My own mother helped me face many of the changes I have experienced in life – moving from one school to another, moving out to attend college, marriage, parenthood, and other pivotal moments.  Graduation is one of those pivotal moments which marks significant changes in our lives.

Change, even positive change, such as graduation can be stressful for students and parents alike.  Relationships with family and friends are evolving into something new and different after graduation.  Relationships are always evolving – but graduation brings about major changes as some graduates leave while others stay.  Some relationships begin to fade away after graduation while others grow stronger. 

          In the gospel, the people are wanting to know if Jesus is the messiah, they want to know if they should follow him, so they ask, “How long will you keep us in suspense? If you are the Messiah, tell us plainly.”  Jesus says he has told them, but they did not understand.  He goes on to speak of himself as a shepherd, and his disciples as sheep, saying, “My sheep hear my voice. I know them, and they follow me.

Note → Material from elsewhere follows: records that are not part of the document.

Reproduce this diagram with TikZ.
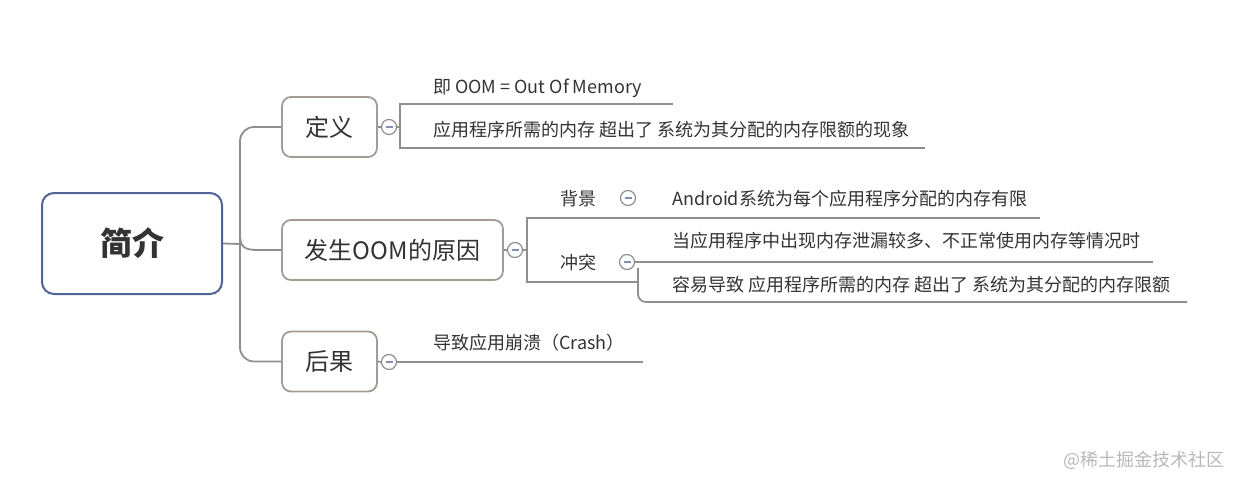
\documentclass[tikz,border=0pt]{standalone}
\usepackage{fontspec}
\setmainfont{Noto Sans CJK SC}
\definecolor{txt}{HTML}{333333}
\definecolor{linegray}{HTML}{8F8F8F}
\definecolor{boxgray}{HTML}{A39C95}
\definecolor{rootblue}{HTML}{4E6495}
\definecolor{minusblue}{HTML}{7F8FB5}
\definecolor{wm}{HTML}{B8B8B8}
\begin{document}
\begin{tikzpicture}[x=1pt,y=-1pt,
  conn/.style={draw=linegray, line width=1.8pt},
  topicbox/.style={draw=boxgray, line width=1.8pt, rounded corners=9pt, fill=white, inner sep=0pt, text=txt, font=\fontsize{24}{28}\selectfont},
  rootbox/.style={draw=rootblue, line width=2pt, rounded corners=12pt, fill=white, inner sep=0pt, minimum width=180pt, minimum height=101pt, text=txt, font=\fontsize{32}{38}\selectfont\bfseries},
  leaf/.style={anchor=west, inner sep=0pt, text=txt, font=\fontsize{18}{22}\selectfont},
  minus/.style={circle, draw=linegray, fill=white, line width=1.2pt, minimum size=15pt, inner sep=0pt,
    path picture={\draw[minusblue, line width=1.3pt] ([xshift=-3.5pt]path picture bounding box.center) -- ([xshift=3.5pt]path picture bounding box.center);}}
]
\useasboundingbox (0,0) rectangle (1240,487);

% root and topics
\node[rootbox] (root) at (132,243.5) {简介};
\node[topicbox, minimum width=95pt, minimum height=60pt] (def) at (329.5,127) {定义};
\node[topicbox, minimum width=221pt, minimum height=60pt] (cause) at (392.5,250) {发生OOM的原因};
\node[topicbox, minimum width=95pt, minimum height=60pt] (result) at (329.5,361.5) {后果};

% trunk
\coordinate (tj) at (240,244);
\draw[conn] (root.east) -- (tj);
\draw[conn, rounded corners=14pt] (def.west) -| (tj) |- (result.west);
\draw[conn] (240,234) .. controls (240,247) and (244,250) .. (258,250) -- (cause.west);

% definition branch
\node[minus] (c1) at (389,127) {};
\coordinate (d1) at (400,127);
\coordinate (d1top) at (673,104);
\coordinate (d1bot) at (925,148);
\draw[conn] (def.east) -- (c1.west);
\draw[conn] (c1.east) -- (d1);
\draw[conn] (d1top) -- (400,104) -- (400,148) -- (d1bot);
\node[leaf] (t1) at (433,88) {即 OOM = Out Of Memory};
\node[leaf] (t2) at (433,130) {应用程序所需的内存 超出了 系统为其分配的内存限额的现象};

% cause branch
\node[minus] (c2) at (515,250) {};
\coordinate (d2) at (527,250);
\coordinate (d2top) at (1040,218);
\coordinate (d2bot) at (638,282);
\draw[conn] (cause.east) -- (c2.west);
\draw[conn] (c2.east) -- (d2);
\draw[conn] (d2top) -- (527,218) -- (527,282) -- (d2bot);
\node[leaf] (bg) at (560,199) {背景};
\node[minus] (c4) at (628,198) {};
\node[leaf] (t3) at (672,199) {Android系统为每个应用程序分配的内存有限};
\node[leaf] (ct) at (560,263) {冲突};
\node[minus] (c5) at (627,262) {};
\coordinate (d5top) at (1153,262);
\coordinate (d5bot) at (1187,302);
\draw[conn] (c5.east) -- (d5top);
\draw[conn, rounded corners=8pt] (638,268) -- (638,302) -- (d5bot);
\node[leaf] (t4) at (672,241) {当应用程序中出现内存泄漏较多、不正常使用内存等情况时};
\node[leaf] (t5) at (672,285) {容易导致 应用程序所需的内存 超出了 系统为其分配的内存限额};

% result branch
\node[minus] (c3) at (389,362) {};
\coordinate (d3) at (643,362);
\draw[conn] (result.east) -- (c3.west);
\draw[conn] (c3.east) -- (d3);
\node[leaf] (t6) at (433,343) {导致应用崩溃（Crash）};

% watermark
\node[anchor=west, inner sep=0pt, text=wm, font=\fontsize{18}{21}\selectfont] (wmk) at (1063,460) {@稀土掘金技术社区};
\end{tikzpicture}
\end{document}
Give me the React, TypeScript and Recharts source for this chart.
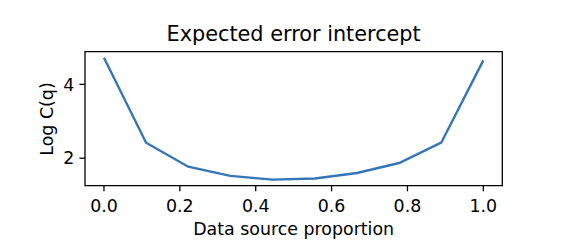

I give them eternal life, and they will never perish.” 

          Not exactly the plain speech the people are asking for, but clear enough for us today who know Jesus is the messiah.  We are not expecting the messiah to lead an uprising, as they did.  And, perhaps because we do not keep sheep, many of us love the image of Christ as the Good Shepherd.  The one who will lead us beside still waters to green pastures is not taking us to the other side of the fence where the grass is greener, the house is bigger, and the cars are newer.   

          Jesus is leading us into a deeper relationship with him.  So, wherever graduation may take our seniors, and whatever else our mothers want for us, our mothers and God desire us to experience peace within our souls.  So Jesus, the Good Shepherd is leading us to the place were our hearts can e filled  and we are safe.  And, like our mother’s love which offers us comfort when the world is cruel, Jesus offers us peace in the midst of all that is happening in the world around us today, and the uncertainty of our future.   

Let us pray.

          Loving God, you send your Son to show us the way to peace and love.  Help us to follow him  that we might experience the peace that surpasses all understanding.  We offer our prayers in the name of the Father, the Son, and the Holy Spirit.  Amen.